Scholium 1. When the point A lies without the circle, there will be two equal tangents, AB, AD, passing through the point A for, there will be two right-angled triangles, CBA, CDA, having the hypothenuse CA common, and the side CB= CD; hence, there will be two equal tangents, AB, AD. The angles CAD, CAB, are also equal (B. 1., P. 17).

Scholium 2. As there can be but one line bisecting the angle BAD, it follows, that the line which bisects the angle formed by two tangents, must pass through the centre of the circle.


To inscribe a circle in a given triangle.




Let ABC be the given triangle. Bisect the angles A and B, by the lines AO and BO, meeting in the point 0 (PROB. 5); from the point O, let fall the perpendiculars OD, OE, OF (PROB. 3), on the three sides of the triangle these perpendiculars will all be equal.

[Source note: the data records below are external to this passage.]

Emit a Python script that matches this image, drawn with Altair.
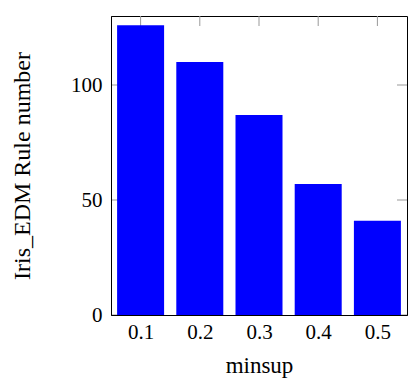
import altair as alt
import pandas as pd

minsup = [0.1, 0.2, 0.3, 0.4, 0.5]
rules = [126, 110, 87, 57, 41]
y_ticks = [0, 50, 100]

W, H = 296, 299
FONT = "Liberation Serif"

df = pd.DataFrame({"minsup": minsup, "rules": rules})
xt = pd.DataFrame({"minsup": minsup})
yt = pd.DataFrame({"rules": y_ticks})

xs = alt.Scale(domain=[0.05, 0.55], nice=False, zero=False, padding=0)
ys = alt.Scale(domain=[0, 130], nice=False, padding=0)

x_axis = alt.Axis(values=minsup, format=".1f", title="minsup", grid=False, ticks=False,
                  domain=True, domainColor="black", domainWidth=1, zindex=1,
                  labelFont=FONT, labelFontSize=21, labelColor="black", labelPadding=6,
                  titleFont=FONT, titleFontSize=23, titleFontWeight="normal", titleColor="black",
                  titleX=W / 2, titleY=57, titleBaseline="alphabetic", titleAlign="center")
y_axis = alt.Axis(values=y_ticks, title="Iris_EDM Rule number", grid=False, ticks=False,
                  domain=True, domainColor="black", domainWidth=1, zindex=1,
                  labelFont=FONT, labelFontSize=21, labelColor="black", labelPadding=9,
                  titleFont=FONT, titleFontSize=24, titleFontWeight="normal", titleColor="black",
                  titleX=-89, titleY=H / 2, titleAngle=270, titleBaseline="middle", titleAlign="center")

x_enc = alt.X("minsup:Q", scale=xs, axis=x_axis)
y_enc = alt.Y("rules:Q", scale=ys, axis=y_axis)

TC = "#999999"
top_ticks = alt.Chart(xt).mark_rule(color=TC, strokeWidth=1).encode(
    x=x_enc, y=alt.value(0), y2=alt.value(10))
bottom_ticks = alt.Chart(xt).mark_rule(color=TC, strokeWidth=1).encode(
    x=x_enc, y=alt.value(H - 10), y2=alt.value(H))
left_ticks = alt.Chart(yt).mark_rule(color=TC, strokeWidth=1).encode(
    y=y_enc, x=alt.value(0), x2=alt.value(10))
right_ticks = alt.Chart(yt).mark_rule(color=TC, strokeWidth=1).encode(
    y=y_enc, x=alt.value(W - 10), x2=alt.value(W))

bars = alt.Chart(df).mark_bar(color="#0000ff", size=47).encode(x=x_enc, y=y_enc)

chart = alt.layer(top_ticks, bottom_ticks, left_ticks, right_ticks, bars).properties(
    width=W, height=H,
    autosize=alt.AutoSizeParams(type="none"),
    padding={"left": 103, "top": 8, "right": 1, "bottom": 63},
).configure_view(stroke="black", strokeWidth=1)

chart.save("out.html", embed_options={"renderer": "svg", "actions": False})
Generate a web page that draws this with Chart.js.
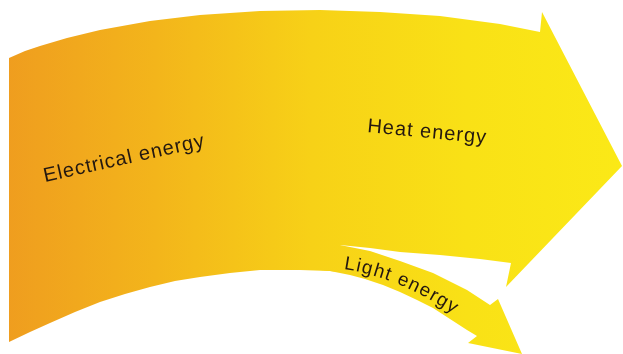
<!DOCTYPE html>
<html lang="en">
<head>
  <meta charset="UTF-8" />
  <title>Energy transfer in a lamp</title>
  <script src="https://cdn.jsdelivr.net/npm/chart.js@4"></script>
  <style>
    body {
      margin: 0;
      background: #ffffff;
    }
    #wrap {
      width: 623px;
      height: 354px;
    }
  </style>
</head>
<body>
  <div id="wrap"><canvas id="flow"></canvas></div>

  <script>
    // outline of the incoming electrical flow that carries on as the heat arrow
    const heatOutline = [
      {x: 9, y: 58}, {x: 25, y: 51}, {x: 40, y: 46}, {x: 67, y: 38}, {x: 100, y: 30},
      {x: 150, y: 21}, {x: 200, y: 15}, {x: 260, y: 11}, {x: 320, y: 10}, {x: 380, y: 12},
      {x: 440, y: 16}, {x: 500, y: 24}, {x: 540, y: 32},
      {x: 542, y: 12}, {x: 622, y: 166}, {x: 506, y: 287}, {x: 511, y: 263},
      {x: 480, y: 259}, {x: 440, y: 255}, {x: 400, y: 252}, {x: 370, y: 248}, {x: 340, y: 245},
      {x: 340, y: 272}, {x: 320, y: 270}, {x: 290, y: 270}, {x: 260, y: 270}, {x: 230, y: 273},
      {x: 200, y: 277}, {x: 175, y: 281}, {x: 150, y: 287}, {x: 125, y: 294}, {x: 100, y: 302},
      {x: 75, y: 312}, {x: 50, y: 323}, {x: 30, y: 332}, {x: 9, y: 342}, {x: 9, y: 58}
    ];

    // the smaller branch that becomes the light arrow
    const lightOutline = [
      {x: 300, y: 245}, {x: 340, y: 245}, {x: 370, y: 251}, {x: 400, y: 261}, {x: 433, y: 273},
      {x: 467, y: 290}, {x: 490, y: 305},
      {x: 498, y: 299}, {x: 522, y: 354}, {x: 468, y: 343}, {x: 477, y: 336},
      {x: 467, y: 330}, {x: 450, y: 319}, {x: 433, y: 308}, {x: 417, y: 300}, {x: 400, y: 292},
      {x: 383, y: 285}, {x: 365, y: 279}, {x: 350, y: 275}, {x: 330, y: 271}, {x: 300, y: 270},
      {x: 300, y: 245}
    ];

    const flowLabels = ['Electrical energy', 'Heat energy', 'Light energy'];

    let grad = null;
    function flowFill(context) {
      const chart = context.chart;
      const area = chart.chartArea;
      if (!area) return '#f6c418';
      if (!grad) {
        grad = chart.ctx.createLinearGradient(area.left, 0, area.right, 0);
        grad.addColorStop(0, '#ef9c1f');
        grad.addColorStop(0.25, '#f3b51b');
        grad.addColorStop(0.5, '#f7d117');
        grad.addColorStop(0.75, '#f9e116');
        grad.addColorStop(1, '#fbe917');
      }
      return grad;
    }

    // writes the three labels onto the arrows
    const labelPlugin = {
      id: 'flowLabels',
      afterDatasetsDraw(chart) {
        const c = chart.ctx;
        const xs = chart.scales.x, ys = chart.scales.y;
        c.save();
        c.fillStyle = '#241810';
        c.textBaseline = 'alphabetic';
        c.textAlign = 'left';
        c.letterSpacing = '1px';

        c.font = '20px "Liberation Sans", Arial, sans-serif';
        c.save();
        c.translate(xs.getPixelForValue(45), ys.getPixelForValue(182));
        c.rotate(-12.5 * Math.PI / 180);
        c.fillText(flowLabels[0], 0, 0);
        c.restore();

        c.font = '20px "Liberation Sans", Arial, sans-serif';
        c.save();
        c.translate(xs.getPixelForValue(367), ys.getPixelForValue(132));
        c.rotate(5.5 * Math.PI / 180);
        c.fillText(flowLabels[1], 0, 0);
        c.restore();

        // light label follows the bend of its arrow
        c.letterSpacing = '0px';
        c.font = '19px "Liberation Sans", Arial, sans-serif';
        const p0 = {x: 343, y: 269}, p1 = {x: 403, y: 277}, p2 = {x: 468, y: 324};
        const text = flowLabels[2];
        const pt = t => ({
          x: (1 - t) * (1 - t) * p0.x + 2 * (1 - t) * t * p1.x + t * t * p2.x,
          y: (1 - t) * (1 - t) * p0.y + 2 * (1 - t) * t * p1.y + t * t * p2.y
        });
        // approximate arc length table
        const steps = 200, lens = [0];
        let prev = pt(0);
        for (let i = 1; i <= steps; i++) {
          const p = pt(i / steps);
          lens.push(lens[i - 1] + Math.hypot(p.x - prev.x, p.y - prev.y));
          prev = p;
        }
        const tAt = d => {
          for (let i = 1; i <= steps; i++) if (lens[i] >= d) return i / steps;
          return 1;
        };
        let dist = 0;
        for (const ch of text) {
          const w = c.measureText(ch).width + 1.3;
          const t = tAt(dist + w / 2);
          const p = pt(t);
          const dx = 2 * (1 - t) * (p1.x - p0.x) + 2 * t * (p2.x - p1.x);
          const dy = 2 * (1 - t) * (p1.y - p0.y) + 2 * t * (p2.y - p1.y);
          c.save();
          c.translate(xs.getPixelForValue(p.x), ys.getPixelForValue(p.y));
          c.rotate(Math.atan2(dy, dx));
          c.textAlign = 'center';
          c.fillText(ch, 0, 0);
          c.restore();
          dist += w;
        }
        c.restore();
      }
    };

    new Chart(document.getElementById('flow'), {
      type: 'scatter',
      data: {
        datasets: [
          {
            label: 'Heat',
            data: heatOutline,
            showLine: true,
            fill: 'shape',
            backgroundColor: flowFill,
            borderWidth: 0,
            borderColor: 'rgba(0,0,0,0)',
            pointRadius: 0,
            tension: 0
          },
          {
            label: 'Light',
            data: lightOutline,
            showLine: true,
            fill: 'shape',
            backgroundColor: flowFill,
            borderWidth: 0,
            borderColor: 'rgba(0,0,0,0)',
            pointRadius: 0,
            tension: 0
          }
        ]
      },
      options: {
        animation: false,
        responsive: true,
        maintainAspectRatio: false,
        layout: { padding: 0 },
        scales: {
          x: { type: 'linear', min: 0, max: 623, display: false },
          y: { type: 'linear', min: 0, max: 354, reverse: true, display: false }
        },
        plugins: {
          legend: { display: false },
          tooltip: { enabled: false }
        }
      },
      plugins: [labelPlugin]
    });
  </script>
</body>
</html>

For, by construction, we have the angle DAO=OAF, the right angle ADO=AFO; hence, the third angle AOD is equal to the third AOF (B. I., P. 25, C. 2). Moreover, the side AO is common to the two triangles AOD, AOF; and the angles adjacent to the equal side are equal: hence, the triangles themselves are equal (B. I., P. 6); and DO is equal to OF. In the same manner it may be shown that the two triangles BOD, BOE, are equal; therefore OD is equal to OE; hence, the three perpendiculars ØD, OE, OF, are all equal.

Now, if from the point O as a centre, with the radius OD, a circle be described, this circle will be inscribed in the triangle ABC (D. 11); for, the side AB, being perpendicular to the radius at its extremity, is a tangent (P. 9); and the same thing is true of the sides BC, AC.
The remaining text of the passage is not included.